Leopard also gives OS X better video conferencing capabilities, by giving iChat users the ability to share files and video online during a chat session. And the OS will ship with Apple’s data recovery program, called Time Machine, which can automatically back up contents to a hard drive or network server.
Also, Leopard is 64-bit top to bottom, Jobs said. Not only does it have 64-bit underpinnings in Unix, but we’ve taken them all the way up to Cocoa. It’s really the first time 64-bit goes mainstream in the PC.
He said Apple was seeing demand for 64-bit computing not just in the scientific computational segments, but also in professional arts. Please remember that almost every computer we ship is 64-bit capable, he said to the developers. So this is going to run great on almost every Mac we ship.
Leopard will sport a new-look desktop, which notably boasted a feature called Stacks that collates documents in the dock for rapid access to their contents. Clicking on a Stack reveals those documents, in either a vertical fan or grid format. Users then click on any document to run it.
There also is a new Downloads folder that collects and redirects content downloaded from the Internet or email, which can be access in the same as Stacks. Both features are designed to clean up the look of the desktop, which with Leopard will automatically display a wallpaper of blades of grass (nobody uses the usual blue pattern, Jobs said.) Another nifty Finder feature is what’s called Cover Flow, which essentially gives an actual image of documents so users can cycle through the pages or slides in a PDF, or play video or applications without having to open them.

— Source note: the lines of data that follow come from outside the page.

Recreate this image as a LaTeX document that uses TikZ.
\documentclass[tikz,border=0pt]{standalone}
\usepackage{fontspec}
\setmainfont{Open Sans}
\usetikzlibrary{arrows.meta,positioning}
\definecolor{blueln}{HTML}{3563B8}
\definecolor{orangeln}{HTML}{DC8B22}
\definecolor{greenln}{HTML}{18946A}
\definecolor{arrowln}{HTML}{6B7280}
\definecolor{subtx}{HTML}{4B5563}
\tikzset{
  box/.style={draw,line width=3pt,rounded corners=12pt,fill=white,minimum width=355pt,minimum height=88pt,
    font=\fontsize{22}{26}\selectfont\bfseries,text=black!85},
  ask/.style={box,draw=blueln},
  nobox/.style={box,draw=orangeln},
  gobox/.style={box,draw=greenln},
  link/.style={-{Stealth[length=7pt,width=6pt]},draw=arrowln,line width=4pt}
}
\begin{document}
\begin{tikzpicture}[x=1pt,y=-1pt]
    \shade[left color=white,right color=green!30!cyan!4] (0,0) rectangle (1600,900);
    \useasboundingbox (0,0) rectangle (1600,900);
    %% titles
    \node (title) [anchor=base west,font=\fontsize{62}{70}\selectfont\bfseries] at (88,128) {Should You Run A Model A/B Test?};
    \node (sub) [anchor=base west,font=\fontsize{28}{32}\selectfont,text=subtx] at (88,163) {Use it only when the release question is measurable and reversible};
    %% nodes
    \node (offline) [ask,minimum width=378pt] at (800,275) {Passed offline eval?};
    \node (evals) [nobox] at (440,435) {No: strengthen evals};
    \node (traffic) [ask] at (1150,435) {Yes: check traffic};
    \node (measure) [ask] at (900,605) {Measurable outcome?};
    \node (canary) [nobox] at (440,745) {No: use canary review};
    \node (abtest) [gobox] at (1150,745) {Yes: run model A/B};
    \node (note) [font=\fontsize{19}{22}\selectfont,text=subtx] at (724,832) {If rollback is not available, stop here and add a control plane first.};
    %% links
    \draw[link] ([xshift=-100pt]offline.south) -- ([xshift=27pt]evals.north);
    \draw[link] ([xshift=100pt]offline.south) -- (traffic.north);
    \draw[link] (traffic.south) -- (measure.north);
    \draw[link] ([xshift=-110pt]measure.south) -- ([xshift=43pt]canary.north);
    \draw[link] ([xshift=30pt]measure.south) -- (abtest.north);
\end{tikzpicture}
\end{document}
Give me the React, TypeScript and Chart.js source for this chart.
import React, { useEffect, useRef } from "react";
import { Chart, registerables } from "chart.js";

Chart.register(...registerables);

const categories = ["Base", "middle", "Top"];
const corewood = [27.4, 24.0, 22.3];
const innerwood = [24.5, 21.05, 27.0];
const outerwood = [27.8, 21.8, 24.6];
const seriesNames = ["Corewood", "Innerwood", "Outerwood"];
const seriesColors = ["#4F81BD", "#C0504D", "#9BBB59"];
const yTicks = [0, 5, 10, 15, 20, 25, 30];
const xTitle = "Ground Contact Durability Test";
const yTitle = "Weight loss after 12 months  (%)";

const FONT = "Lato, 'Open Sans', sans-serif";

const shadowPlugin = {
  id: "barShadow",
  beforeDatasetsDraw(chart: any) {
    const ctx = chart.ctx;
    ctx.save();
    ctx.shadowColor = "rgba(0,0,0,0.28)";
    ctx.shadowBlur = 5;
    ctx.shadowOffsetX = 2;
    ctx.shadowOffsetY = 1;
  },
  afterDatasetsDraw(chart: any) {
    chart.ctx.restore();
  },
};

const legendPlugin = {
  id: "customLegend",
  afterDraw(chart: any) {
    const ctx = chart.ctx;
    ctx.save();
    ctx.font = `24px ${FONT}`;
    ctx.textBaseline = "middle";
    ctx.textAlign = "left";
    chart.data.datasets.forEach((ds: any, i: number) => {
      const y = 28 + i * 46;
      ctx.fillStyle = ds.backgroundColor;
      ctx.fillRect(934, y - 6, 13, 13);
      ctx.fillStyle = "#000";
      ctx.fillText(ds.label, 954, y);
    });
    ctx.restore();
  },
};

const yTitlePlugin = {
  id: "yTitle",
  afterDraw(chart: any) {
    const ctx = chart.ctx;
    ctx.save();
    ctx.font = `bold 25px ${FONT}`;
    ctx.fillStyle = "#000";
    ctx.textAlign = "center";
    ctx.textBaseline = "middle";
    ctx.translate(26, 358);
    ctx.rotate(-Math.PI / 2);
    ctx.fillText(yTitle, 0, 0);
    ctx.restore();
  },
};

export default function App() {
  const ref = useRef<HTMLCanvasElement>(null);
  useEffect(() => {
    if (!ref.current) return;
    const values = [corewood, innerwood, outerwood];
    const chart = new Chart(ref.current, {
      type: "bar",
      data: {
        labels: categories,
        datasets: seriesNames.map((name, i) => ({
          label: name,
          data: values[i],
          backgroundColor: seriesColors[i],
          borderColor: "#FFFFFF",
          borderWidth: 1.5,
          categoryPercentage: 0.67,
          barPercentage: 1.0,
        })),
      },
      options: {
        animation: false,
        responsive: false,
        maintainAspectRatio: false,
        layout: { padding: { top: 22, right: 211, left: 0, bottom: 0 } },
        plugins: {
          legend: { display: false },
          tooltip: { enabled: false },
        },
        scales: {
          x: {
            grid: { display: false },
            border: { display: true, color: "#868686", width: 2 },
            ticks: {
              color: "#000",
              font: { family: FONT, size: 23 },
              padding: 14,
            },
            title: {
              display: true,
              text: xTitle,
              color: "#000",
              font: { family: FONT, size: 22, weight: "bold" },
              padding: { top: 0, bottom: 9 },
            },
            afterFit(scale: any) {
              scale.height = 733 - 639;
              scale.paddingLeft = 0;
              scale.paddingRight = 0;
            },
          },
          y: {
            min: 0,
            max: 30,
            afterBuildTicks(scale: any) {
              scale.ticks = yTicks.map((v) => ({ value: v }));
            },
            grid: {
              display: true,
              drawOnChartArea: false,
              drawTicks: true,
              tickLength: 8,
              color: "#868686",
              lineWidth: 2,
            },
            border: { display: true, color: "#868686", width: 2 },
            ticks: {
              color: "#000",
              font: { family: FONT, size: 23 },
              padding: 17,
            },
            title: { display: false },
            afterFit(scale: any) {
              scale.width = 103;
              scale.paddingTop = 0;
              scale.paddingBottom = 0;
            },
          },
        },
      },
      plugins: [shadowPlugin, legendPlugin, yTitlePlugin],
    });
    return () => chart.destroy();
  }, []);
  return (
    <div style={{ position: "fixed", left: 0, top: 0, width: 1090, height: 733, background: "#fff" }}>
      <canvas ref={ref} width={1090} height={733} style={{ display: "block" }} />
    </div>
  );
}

A separate new feature, called Quick Look, let’s users instantly preview files from the desktop without having to open applications. Using the space bar, users also can view pages within documents, including Excel spreadsheets or video.
And Boot Camp, which launched in March 2006, will be built into Leopard. It enables Mac OS users to run Windows XP and Vista at native speeds.
Our View
Having a version of Safari for Windows may be more appealing than Firefox more to enterprise IT departments that seek an alternative to Internet Explorer but are wary of open source. But it will be iPhone, not enterprise, users that likely will drive any spike in Safari’s usage.
Interesting that Apple is relying on the same company it loves to mock to grow its browser share. The conference, Apple’s largest ever with more than 5,000 developers in attendance, opened with a video showing the protagonists from its TV ad campaign. The dowdy-looking actor who portrays a PC walks onscreen impersonating Jobs (including his signature black mockneck, blue jeans and sneakers) and announcing the company is closing in the face of Apple. I’m shutting down all of Apple, the actor quipped. I had no choice. Vista’s been selling tens of dozens of copies.
It was funny at the start of the show, when the anticipation even in the media box was fervid. However, when it turned out that Jobs’ characteristic And one more thing… slide was Safari on Windows, the disappointment of the devs was almost palpable.